Regarding the exclusivity of the cross, Mack asks, “Is Jesus the only way to be reconciled to God?” Jesus, who is a young to middle-aged man of Middle-Eastern descent,  says to Mack, “I am the best way any human can relate to Papa or Sarayu.” Don’t even get me started on Young’s description of the Holy Spirit as Sarayu, a small, fragile, eccentric woman of Asian descent.

In addition to my problem with Young’s downplay of Scripture, my real problem with The Shack is its disturbing inaccuracies of the doctrines of Divine Revelation, Salvation, the Cross, God’s Holiness, and certainly not least, the Trinity, or should I say “Quad-God” since he also includes a personification of God’s wisdom from Proverbs named Sophia.

Finally, I can’t wait to see God with my own two eyes, but from every instance in Scripture, when any creature of God beheld God Himself, the person was overwhelmed, had exuberant joy, and even physical blindness accompanied such visits. But in The Shack, Mack often stands before God the Father (Papa) using flippant words – even cursing language, at one point making God cry, p.92 (ie. Pages 96, 140, 224). The God of Creation and Scripture is a Holy God to be feared and respected.  The God of The Shack is a terribly distorted reduction with only little reflections of the God in the Bible.
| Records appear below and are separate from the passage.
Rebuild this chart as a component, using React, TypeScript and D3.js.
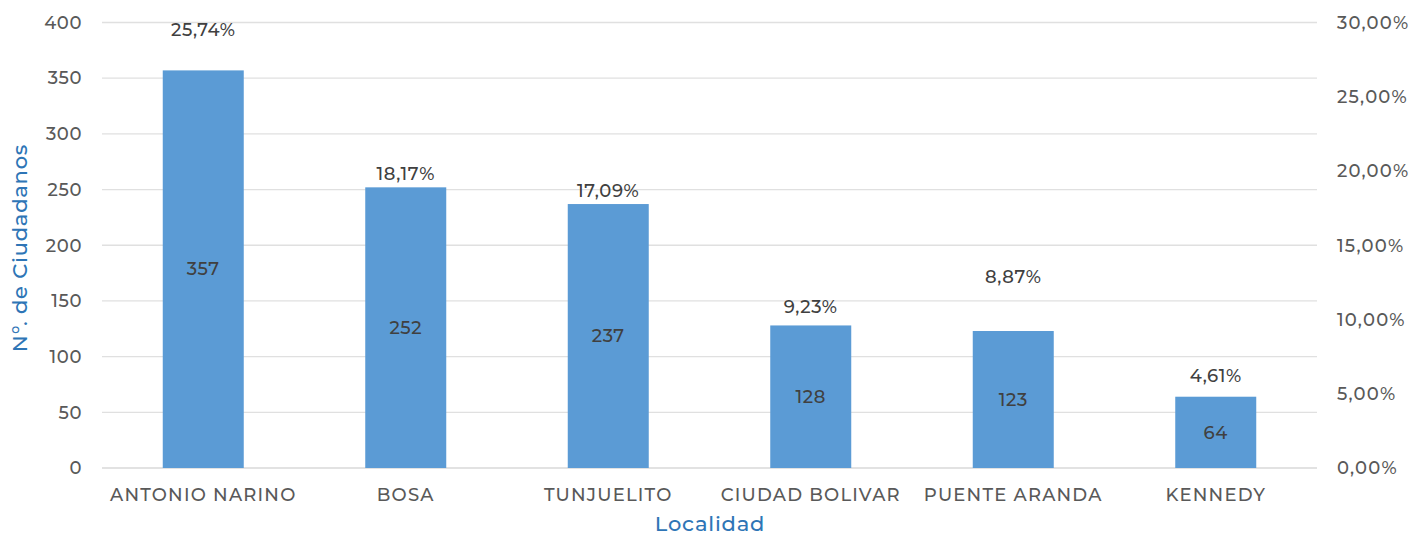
import React from "react";
import * as d3 from "d3";

const categories = ["ANTONIO NARINO", "BOSA", "TUNJUELITO", "CIUDAD BOLIVAR", "PUENTE ARANDA", "KENNEDY"];
const counts = [357, 252, 237, 128, 123, 64];
const percents = [25.74, 18.17, 17.09, 9.23, 8.87, 4.61];
const leftTicks = [0, 50, 100, 150, 200, 250, 300, 350, 400];
const rightTicks = [0, 5, 10, 15, 20, 25, 30];
// label placement tweaks (pixels above the secondary-axis point)
const pctLabelDy = [-56, -24, -24, -24, -60, -24];

const W = 1419, H = 535;
const M = { left: 102, right: 1317, top: 22.5, bottom: 468 };
const FONT = "Montserrat, 'Open Sans', 'Noto Sans', sans-serif";
const TXT = "#595959";
const BLUE = "#5B9BD5";
const TITLE = "#2E75B6";
const FS = 18;
const LS = 0.6;

export default function App() {
  const x = d3.scaleBand<string>().domain(categories).range([M.left, M.right]).paddingInner(0.6).paddingOuter(0.3);
  const y = d3.scaleLinear().domain([0, 400]).range([M.bottom, M.top]);
  const y2 = d3.scaleLinear().domain([0, 30]).range([M.bottom, M.top]);
  const fmt = (v: number) => v.toFixed(2).replace(".", ",") + "%";

  return (
    <svg width={W} height={H} style={{ position: "absolute", left: 0, top: 0, background: "#fff" }} fontFamily={FONT} fontWeight={500}>
      {leftTicks.map((t) => (
        <line key={"g" + t} x1={M.left} x2={M.right} y1={y(t)} y2={y(t)} stroke={t === 0 ? "#D9D9D9" : "#E0E0E0"} strokeWidth={1.3} />
      ))}
      {leftTicks.map((t) => (
        <text key={"l" + t} x={82} y={y(t)} dy="0.35em" textAnchor="end" fontSize={FS} letterSpacing={LS} fill={TXT}>{t}</text>
      ))}
      {rightTicks.map((t) => (
        <text key={"r" + t} x={1337} y={y2(t)} dy="0.35em" textAnchor="start" fontSize={FS} letterSpacing={1.2} fill={TXT}>{fmt(t)}</text>
      ))}
      {categories.map((c, i) => (
        <g key={c}>
          <rect x={x(c)} y={y(counts[i])} width={x.bandwidth()} height={y(0) - y(counts[i])} fill={BLUE} />
          <text x={x(c)! + x.bandwidth() / 2} y={(y(counts[i]) + y(0)) / 2} dy="0.35em" textAnchor="middle" fontSize={FS} letterSpacing={LS} fill="#404040">{counts[i]}</text>
          <text x={x(c)! + x.bandwidth() / 2} y={y2(percents[i]) + pctLabelDy[i]} dy="0.35em" textAnchor="middle" fontSize={FS} letterSpacing={LS} fill="#404040">{fmt(percents[i])}</text>
          <text x={x(c)! + x.bandwidth() / 2} y={495} dy="0.35em" textAnchor="middle" fontSize={FS} letterSpacing={1.2} fill={TXT}>{c}</text>
        </g>
      ))}
      <text transform={`translate(20,248) rotate(-90)`} textAnchor="middle" dy="0.35em" fontSize={21} letterSpacing={0.8} fill={TITLE}>N°. de Ciudadanos</text>
      <text x={710} y={524} dy="0.33em" textAnchor="middle" fontSize={21} letterSpacing={0.8} fill={TITLE}>Localidad</text>
    </svg>
  );
}
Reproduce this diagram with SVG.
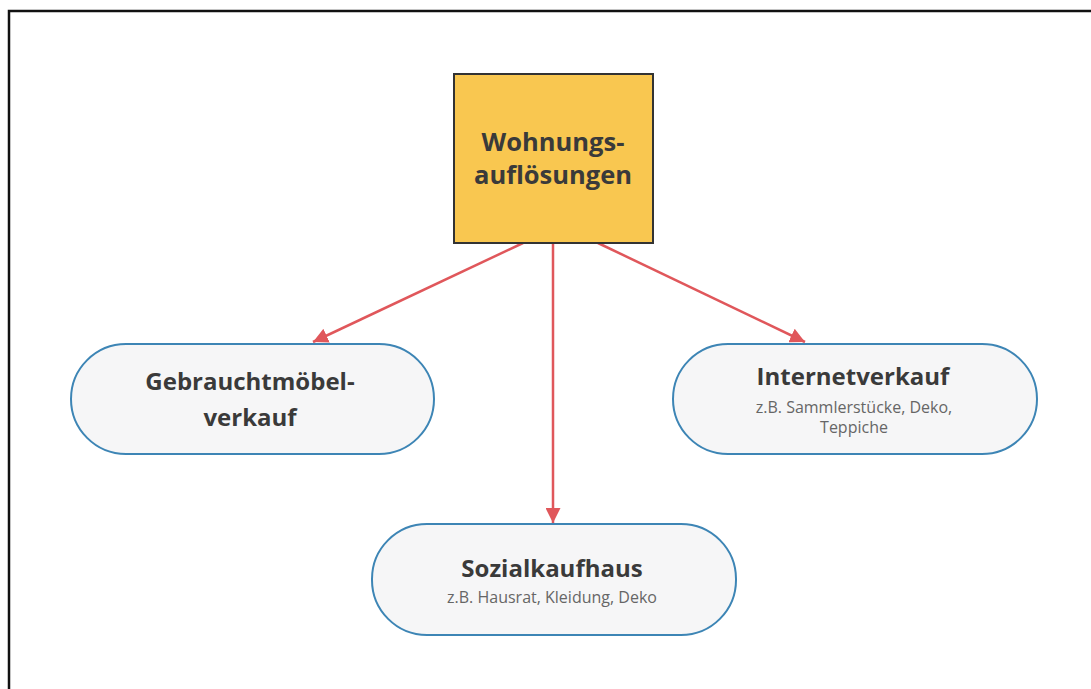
<svg xmlns="http://www.w3.org/2000/svg" width="1091" height="689" viewBox="0 0 1091 689">
<defs>
<marker id="ah" viewBox="0 0 10 10" refX="10" refY="5" markerWidth="6" markerHeight="6" markerUnits="strokeWidth" orient="auto">
<path d="M0,0 L10,5 L0,10 z" fill="#e0575b"/>
</marker>
<style>
.edge{stroke:#e0575b;stroke-width:2.5;fill:none;marker-end:url(#ah)}
.pill{fill:#f6f6f7;stroke:#3d85b5;stroke-width:2}
.t{font-family:"Open Sans","Noto Sans",sans-serif;font-weight:bold;fill:#3a3a3a;text-anchor:middle}
.s{font-family:"Open Sans","Noto Sans",sans-serif;fill:#666;text-anchor:middle;font-size:16px}
</style>
</defs>
<rect x="0" y="0" width="1091" height="689" fill="#fff"/>
<rect x="9" y="11" width="1100" height="700" fill="none" stroke="#111" stroke-width="2.5"/>
<g id="connectors">
<line class="edge" x1="523" y1="243" x2="313" y2="342"/>
<line class="edge" x1="553" y1="243" x2="553" y2="523"/>
<line class="edge" x1="598" y1="243" x2="805" y2="342"/>
</g>
<g id="node-wohnung">
<rect x="454" y="74" width="199" height="169" fill="#f9c750" stroke="#333" stroke-width="2"/>
<text class="t" x="553" y="151" font-size="25.5">Wohnungs-</text>
<text class="t" x="553" y="184" font-size="25.5">auflösungen</text>
</g>
<g id="node-gebraucht">
<rect class="pill" x="71" y="344" width="363" height="110" rx="55"/>
<text class="t" x="250" y="390" font-size="24">Gebrauchtmöbel-</text>
<text class="t" x="250" y="426" font-size="24">verkauf</text>
</g>
<g id="node-internet">
<rect class="pill" x="673" y="344" width="364" height="110" rx="55"/>
<text class="t" x="853" y="385" font-size="24">Internetverkauf</text>
<text class="s" x="854" y="413">z.B. Sammlerstücke, Deko,</text>
<text class="s" x="854" y="433">Teppiche</text>
</g>
<g id="node-sozial">
<rect class="pill" x="372" y="524" width="364" height="111" rx="55"/>
<text class="t" x="552" y="577" font-size="24">Sozialkaufhaus</text>
<text class="s" x="552" y="603">z.B. Hausrat, Kleidung, Deko</text>
</g>
</svg>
In conclusion, there are many embracers of The Shack who say, “Well, it’s just fiction” or “It’s SO good despite it’s inaccuracies” or ”that’s not what the author intended.” Well, Young’s own admission in the “After Words” he states, “I wish all of it to be true. Perhaps if some of it is not actually true in one sense, it is still true nonetheless—if you know what I mean. I guess you and Sarayu will have to figure that one out.” (p. 247).

Why did I read The Shack? Because I promised several people I would and then I’d share my thoughts. Thus this resulting blog. When I begin reading a book with this much error, I usually stop reading it. For that matter, I usually don’t waste my time finishing books that are just mediocre. Distortions like this will only increase (The Secret, The DaVinci Code, etc…) as the day of the Lord approaches. As a guardian of the Gospel, I certainly do not plan on repeating this exercise of futility much more often or as each similar source emerges; consequently, I plan on reading great books, but none more frequently than the greatest Book!

Why I don’t believe anyone should read this book? Simply stated, here are 3 perspectives for this.

For the spiritual seeker, it is a deceiver to faith in Christ.

For the immature Christian, it is damaging to their faith.

For the mature follower of Christ, it is a distraction.